* **Aim of the exercise**
Look through the lines below and extract any with the word "that".

* **Task inputs**
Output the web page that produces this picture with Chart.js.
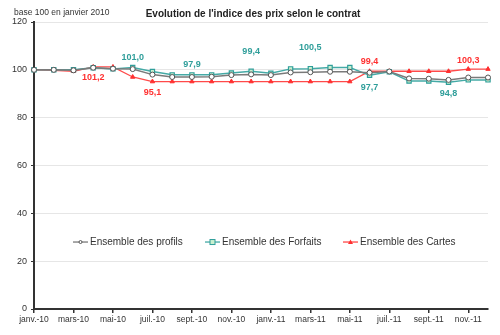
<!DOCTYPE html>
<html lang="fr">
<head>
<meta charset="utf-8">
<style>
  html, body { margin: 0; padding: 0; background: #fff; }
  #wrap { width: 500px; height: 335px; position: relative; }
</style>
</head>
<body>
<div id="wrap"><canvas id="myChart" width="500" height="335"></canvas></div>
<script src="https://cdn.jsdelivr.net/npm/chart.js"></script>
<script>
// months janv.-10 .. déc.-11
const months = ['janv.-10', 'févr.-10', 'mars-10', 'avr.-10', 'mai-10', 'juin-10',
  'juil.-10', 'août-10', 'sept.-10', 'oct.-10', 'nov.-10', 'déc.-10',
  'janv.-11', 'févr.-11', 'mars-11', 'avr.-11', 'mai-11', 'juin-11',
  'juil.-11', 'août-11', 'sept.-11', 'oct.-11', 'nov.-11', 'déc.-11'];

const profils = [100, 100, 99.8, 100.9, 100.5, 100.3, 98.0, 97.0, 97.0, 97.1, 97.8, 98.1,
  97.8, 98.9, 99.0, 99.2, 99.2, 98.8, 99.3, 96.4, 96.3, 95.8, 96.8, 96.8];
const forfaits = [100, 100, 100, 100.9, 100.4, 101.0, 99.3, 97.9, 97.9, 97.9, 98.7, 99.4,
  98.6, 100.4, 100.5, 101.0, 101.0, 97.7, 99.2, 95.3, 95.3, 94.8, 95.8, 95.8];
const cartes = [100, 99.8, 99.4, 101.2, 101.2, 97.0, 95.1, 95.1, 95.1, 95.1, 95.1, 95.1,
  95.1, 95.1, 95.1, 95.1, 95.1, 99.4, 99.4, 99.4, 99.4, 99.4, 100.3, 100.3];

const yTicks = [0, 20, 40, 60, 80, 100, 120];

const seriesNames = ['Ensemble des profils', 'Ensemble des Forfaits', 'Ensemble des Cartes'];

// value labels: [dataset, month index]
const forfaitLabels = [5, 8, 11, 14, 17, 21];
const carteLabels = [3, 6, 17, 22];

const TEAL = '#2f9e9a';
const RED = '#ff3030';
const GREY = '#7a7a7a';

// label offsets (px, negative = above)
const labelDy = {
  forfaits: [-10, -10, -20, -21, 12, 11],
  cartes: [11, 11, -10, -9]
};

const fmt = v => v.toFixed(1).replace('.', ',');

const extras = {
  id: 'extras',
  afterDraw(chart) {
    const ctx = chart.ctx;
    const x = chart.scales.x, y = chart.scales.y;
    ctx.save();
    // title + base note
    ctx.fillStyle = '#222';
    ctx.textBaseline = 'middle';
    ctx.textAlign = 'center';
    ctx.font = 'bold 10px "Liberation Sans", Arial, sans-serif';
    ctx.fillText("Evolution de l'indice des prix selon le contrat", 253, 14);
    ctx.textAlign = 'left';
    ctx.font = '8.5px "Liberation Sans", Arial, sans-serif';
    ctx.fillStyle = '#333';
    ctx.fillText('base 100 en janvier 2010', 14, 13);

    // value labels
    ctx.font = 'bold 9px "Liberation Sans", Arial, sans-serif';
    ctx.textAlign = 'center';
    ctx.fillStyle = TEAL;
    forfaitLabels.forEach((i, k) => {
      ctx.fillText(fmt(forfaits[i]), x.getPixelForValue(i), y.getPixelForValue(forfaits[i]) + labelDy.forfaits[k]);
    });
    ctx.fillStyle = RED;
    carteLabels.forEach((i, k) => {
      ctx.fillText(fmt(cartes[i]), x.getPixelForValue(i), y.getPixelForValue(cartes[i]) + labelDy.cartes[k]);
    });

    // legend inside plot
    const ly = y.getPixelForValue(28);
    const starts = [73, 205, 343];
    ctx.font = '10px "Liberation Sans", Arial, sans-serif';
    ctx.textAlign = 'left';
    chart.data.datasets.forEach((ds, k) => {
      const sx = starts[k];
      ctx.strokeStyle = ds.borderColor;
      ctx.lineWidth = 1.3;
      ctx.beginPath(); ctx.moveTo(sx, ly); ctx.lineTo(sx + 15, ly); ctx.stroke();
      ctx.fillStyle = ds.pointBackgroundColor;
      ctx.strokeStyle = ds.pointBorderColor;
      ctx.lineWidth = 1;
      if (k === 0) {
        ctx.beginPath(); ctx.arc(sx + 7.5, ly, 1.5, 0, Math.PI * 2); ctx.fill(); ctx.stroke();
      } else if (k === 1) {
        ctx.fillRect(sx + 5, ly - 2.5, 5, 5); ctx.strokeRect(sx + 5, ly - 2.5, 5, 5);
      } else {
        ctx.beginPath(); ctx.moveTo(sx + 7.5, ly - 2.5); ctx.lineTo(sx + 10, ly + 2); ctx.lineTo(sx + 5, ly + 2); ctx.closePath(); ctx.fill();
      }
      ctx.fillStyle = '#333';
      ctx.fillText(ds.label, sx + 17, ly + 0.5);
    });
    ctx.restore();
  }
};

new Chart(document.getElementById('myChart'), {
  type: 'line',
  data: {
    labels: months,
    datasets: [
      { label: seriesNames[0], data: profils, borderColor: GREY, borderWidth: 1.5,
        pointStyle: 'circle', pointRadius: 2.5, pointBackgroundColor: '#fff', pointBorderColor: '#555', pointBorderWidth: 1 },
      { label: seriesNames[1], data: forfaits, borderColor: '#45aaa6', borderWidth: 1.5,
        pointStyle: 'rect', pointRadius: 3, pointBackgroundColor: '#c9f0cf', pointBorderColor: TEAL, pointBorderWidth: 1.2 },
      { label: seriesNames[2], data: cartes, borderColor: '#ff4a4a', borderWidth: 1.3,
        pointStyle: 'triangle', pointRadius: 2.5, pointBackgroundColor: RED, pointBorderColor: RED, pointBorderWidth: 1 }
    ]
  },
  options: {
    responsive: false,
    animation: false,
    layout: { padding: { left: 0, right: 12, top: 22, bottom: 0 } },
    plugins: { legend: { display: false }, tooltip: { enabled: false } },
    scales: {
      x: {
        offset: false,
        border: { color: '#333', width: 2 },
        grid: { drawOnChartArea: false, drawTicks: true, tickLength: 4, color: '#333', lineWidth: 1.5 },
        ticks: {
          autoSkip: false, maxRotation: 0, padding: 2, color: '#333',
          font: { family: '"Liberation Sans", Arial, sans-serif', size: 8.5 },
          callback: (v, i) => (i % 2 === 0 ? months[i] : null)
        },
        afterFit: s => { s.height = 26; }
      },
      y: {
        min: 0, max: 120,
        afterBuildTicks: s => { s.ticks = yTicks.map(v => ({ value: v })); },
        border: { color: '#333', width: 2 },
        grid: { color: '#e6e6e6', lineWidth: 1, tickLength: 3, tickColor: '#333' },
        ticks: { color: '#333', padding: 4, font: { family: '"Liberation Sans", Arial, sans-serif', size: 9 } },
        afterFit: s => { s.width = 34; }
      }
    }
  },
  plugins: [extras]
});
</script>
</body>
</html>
...
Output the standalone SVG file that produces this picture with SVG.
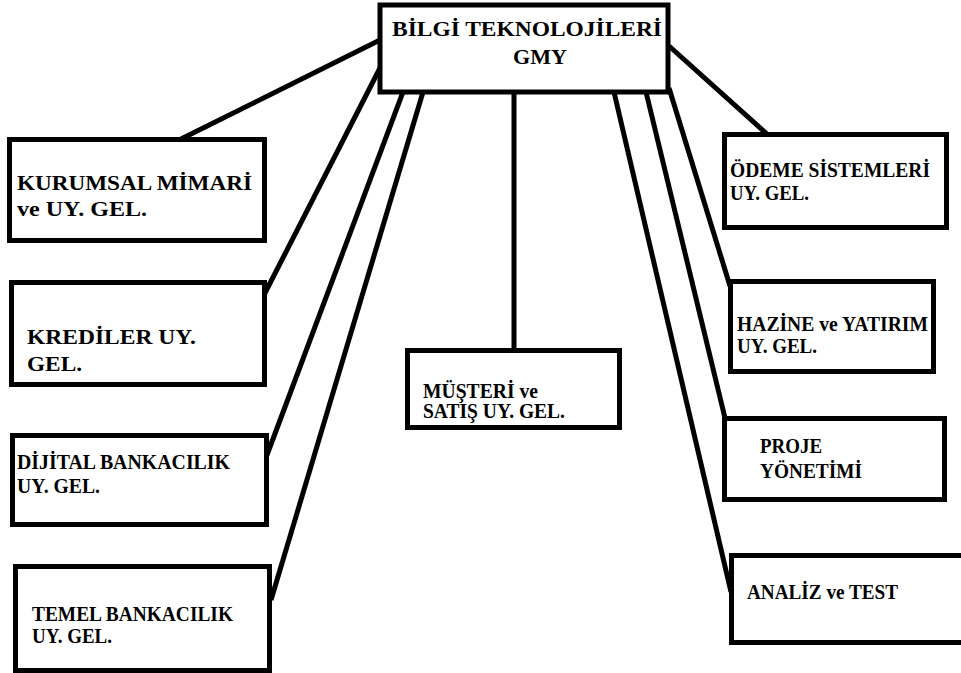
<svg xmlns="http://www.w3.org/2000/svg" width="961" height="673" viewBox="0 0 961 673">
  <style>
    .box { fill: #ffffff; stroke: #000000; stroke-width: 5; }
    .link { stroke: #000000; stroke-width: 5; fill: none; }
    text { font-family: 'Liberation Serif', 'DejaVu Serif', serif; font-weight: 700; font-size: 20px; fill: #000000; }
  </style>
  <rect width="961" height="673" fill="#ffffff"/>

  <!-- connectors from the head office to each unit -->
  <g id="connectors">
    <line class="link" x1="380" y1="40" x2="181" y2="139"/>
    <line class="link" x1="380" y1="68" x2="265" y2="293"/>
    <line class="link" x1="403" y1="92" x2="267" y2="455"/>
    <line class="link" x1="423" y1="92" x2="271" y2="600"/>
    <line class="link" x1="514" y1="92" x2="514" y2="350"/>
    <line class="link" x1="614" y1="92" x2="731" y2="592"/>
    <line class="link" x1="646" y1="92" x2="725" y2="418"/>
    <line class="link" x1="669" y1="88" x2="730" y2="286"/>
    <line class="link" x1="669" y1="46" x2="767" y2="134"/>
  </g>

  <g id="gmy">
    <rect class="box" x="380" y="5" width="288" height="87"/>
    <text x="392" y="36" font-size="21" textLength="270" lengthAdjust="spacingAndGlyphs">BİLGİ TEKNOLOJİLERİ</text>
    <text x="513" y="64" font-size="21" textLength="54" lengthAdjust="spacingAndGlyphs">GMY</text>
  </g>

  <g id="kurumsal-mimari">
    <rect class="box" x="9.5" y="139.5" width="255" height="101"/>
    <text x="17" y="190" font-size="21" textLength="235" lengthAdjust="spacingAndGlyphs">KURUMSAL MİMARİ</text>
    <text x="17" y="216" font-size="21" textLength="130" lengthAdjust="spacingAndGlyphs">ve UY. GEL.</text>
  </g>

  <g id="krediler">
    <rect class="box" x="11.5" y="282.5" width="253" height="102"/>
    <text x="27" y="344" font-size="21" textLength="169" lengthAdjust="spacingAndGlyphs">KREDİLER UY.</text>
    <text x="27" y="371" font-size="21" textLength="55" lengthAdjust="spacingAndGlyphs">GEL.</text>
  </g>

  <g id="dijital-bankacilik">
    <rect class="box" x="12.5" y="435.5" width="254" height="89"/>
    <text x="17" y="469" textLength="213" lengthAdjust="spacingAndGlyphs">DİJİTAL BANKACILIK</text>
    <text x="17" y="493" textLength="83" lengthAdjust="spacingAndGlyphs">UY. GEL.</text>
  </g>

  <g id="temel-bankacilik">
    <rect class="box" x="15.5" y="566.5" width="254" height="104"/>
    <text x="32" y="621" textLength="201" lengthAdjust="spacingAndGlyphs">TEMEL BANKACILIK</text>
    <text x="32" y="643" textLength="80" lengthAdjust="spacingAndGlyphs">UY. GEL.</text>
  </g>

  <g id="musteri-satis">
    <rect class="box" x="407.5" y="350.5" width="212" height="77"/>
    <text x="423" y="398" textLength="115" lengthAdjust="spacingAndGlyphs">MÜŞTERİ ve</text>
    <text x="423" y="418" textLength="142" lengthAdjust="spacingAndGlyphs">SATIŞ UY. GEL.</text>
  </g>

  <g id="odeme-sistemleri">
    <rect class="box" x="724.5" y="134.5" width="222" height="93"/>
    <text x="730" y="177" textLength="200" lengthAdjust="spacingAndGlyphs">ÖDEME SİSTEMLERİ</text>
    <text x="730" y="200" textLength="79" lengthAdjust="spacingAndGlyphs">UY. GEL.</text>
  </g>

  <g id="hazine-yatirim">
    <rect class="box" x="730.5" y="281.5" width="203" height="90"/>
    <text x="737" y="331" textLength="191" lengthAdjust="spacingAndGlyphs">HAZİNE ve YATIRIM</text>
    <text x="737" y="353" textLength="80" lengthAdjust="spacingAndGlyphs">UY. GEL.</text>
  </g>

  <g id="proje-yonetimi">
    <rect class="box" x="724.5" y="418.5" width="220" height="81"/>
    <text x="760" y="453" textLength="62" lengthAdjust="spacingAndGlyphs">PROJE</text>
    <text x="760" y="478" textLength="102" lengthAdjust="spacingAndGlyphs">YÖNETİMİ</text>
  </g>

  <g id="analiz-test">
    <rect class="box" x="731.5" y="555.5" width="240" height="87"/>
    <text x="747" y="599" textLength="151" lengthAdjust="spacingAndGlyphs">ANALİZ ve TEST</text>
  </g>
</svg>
==
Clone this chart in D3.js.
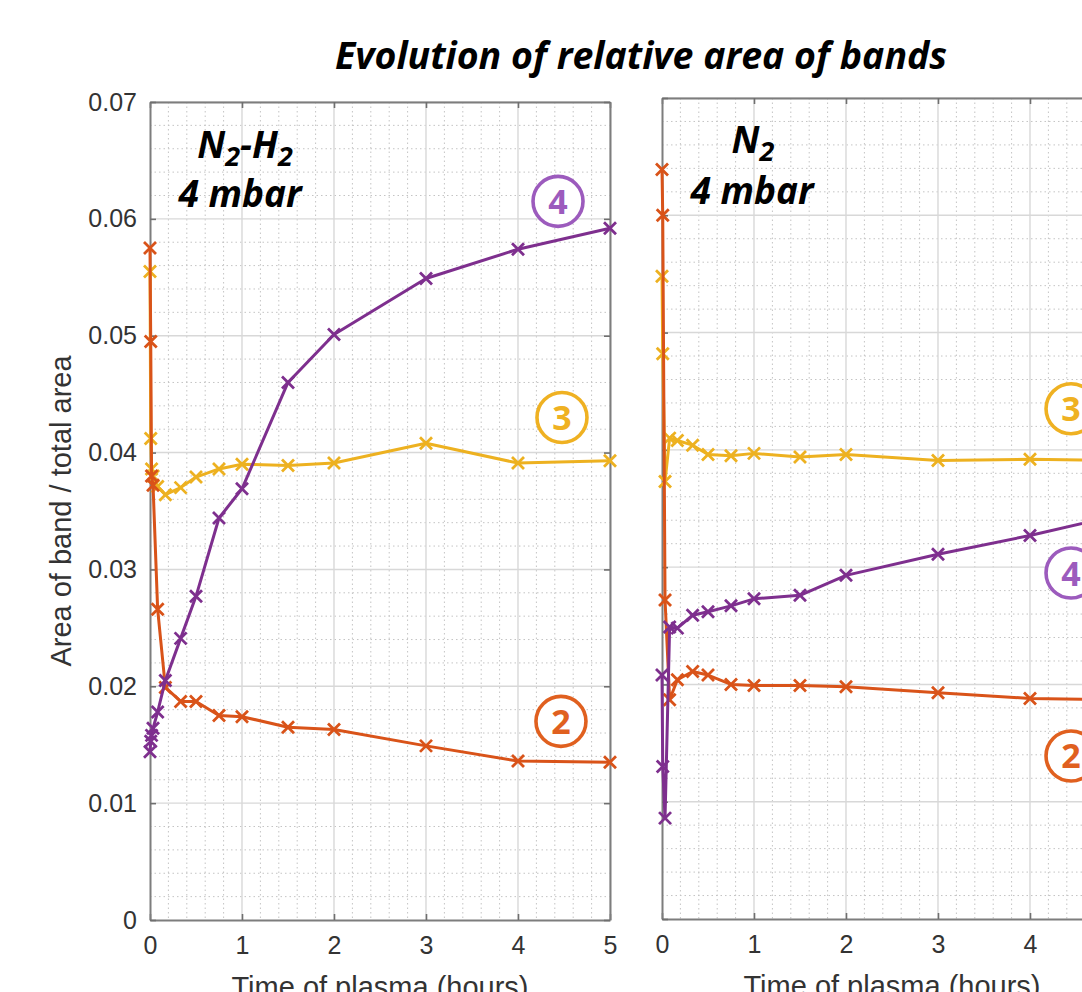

* **Answer to the exercise**
Output the web page that produces this picture with Chart.js.
Output the standalone SVG file that produces this picture with SVG.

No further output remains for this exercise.